Wed Feb 16 04:45:58 EST 2000

[Vladmir & Tim have apparently lost everyone, so let's wrap it up]

[Tim]
>> Vlad, you're trying to get "deep" on what is really a "shallow" point:

[Vladimir Marangozov]
> Tim, you're trying to get "shallow" on what is really a "deep"
> point.

I suspect it's really a bit of both!  This started as a very brief Usenet
posting, and I don't feel bad about pointing people to LOR (locality of
reference) as a way to get a first handle on why RC (reference counting) has
run faster in Python than every "real GC" attempt to replace it.  To a first
approximation, LOR is the single most useful concept to get across to people
struggling with memory issues on VM (virtual memory) systems.  To a second
approximation, "cache effects" is more accurate, but also much harder to get
a grip on.  To a third approximation, "platform quirks" would have covered
my ass completely, yet left everyone without a clue.
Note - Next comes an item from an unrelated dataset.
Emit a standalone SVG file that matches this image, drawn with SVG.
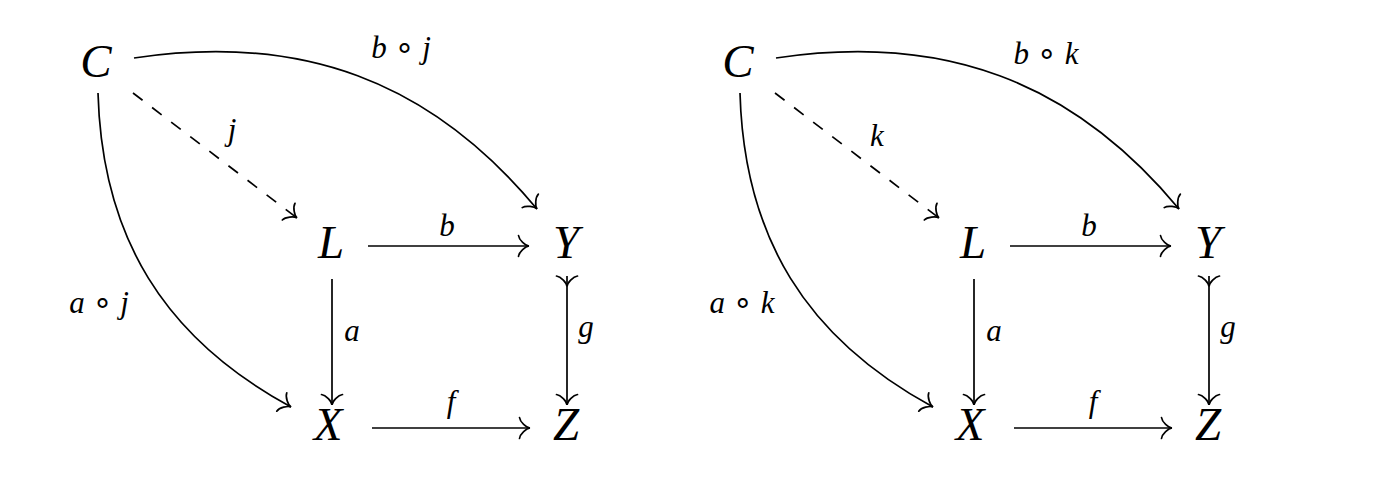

So I'm definitely indulging in idealized fiction, that happens to be true in
some actual cases.  My track record of *predicting* how various gc
approaches would turn out in Python ain't half bad, you know <wink>.  OTOH,
your saying "it ain't necessarily so!" in six ways is six times true, but
doesn't leave people with even a sixth of a first approximation to trip
over.  If they're interested enough, they'll pursue it and fill in the
painful details themselves.

> Saying that "RC has excellent LOR", even when trash is recycled at
> high rates, is disturbing.

Take a vacation <wink>.

> ...
> Nope, not "whatever". Take a flat-out computation involving a
> container (say, a dict with ints) which gets resized repeatedly,
> and your argument is flawed.

Not so much flawed here as ridiculous.  So what?  I haven't claimed to give
a rigorous account, and one can't even be attempted without a sufficiently
precise model of a specific platform (both HW and system SW).  There's
nothing to argue about here short of that:  take it as it was intended, a
comforting brief bedtime story with elements of truth.

BTW, I expect you do undervalue the usefulness of LOR arguments "in
practice, in general".  Their utility is based on the simplicities that are
presumed usual rather than the pathologies that are presumed possible.  The
real world often enough plays along to make it worth the minimal effort.

> ...
> You're saying that the drops of an intense rain falling over the MIT
> building will *not* wet Cambridge and Boston, without knowing:
> (1) how long the rain will last,

Forever, for practical purposes.

 (2) the evolution of the rainy cloud and

Long periods of steady states, with brief periods of unpredictable change.

> (3) which parts of Boston/Cambridge are included in the calculus.
> <wink>

MIT people are quite certain Boston is a fiction <wink>.

> ...
> And that's why I don't buy your argument.

That's OK by me:  you're still trying to make it too deep <wink>.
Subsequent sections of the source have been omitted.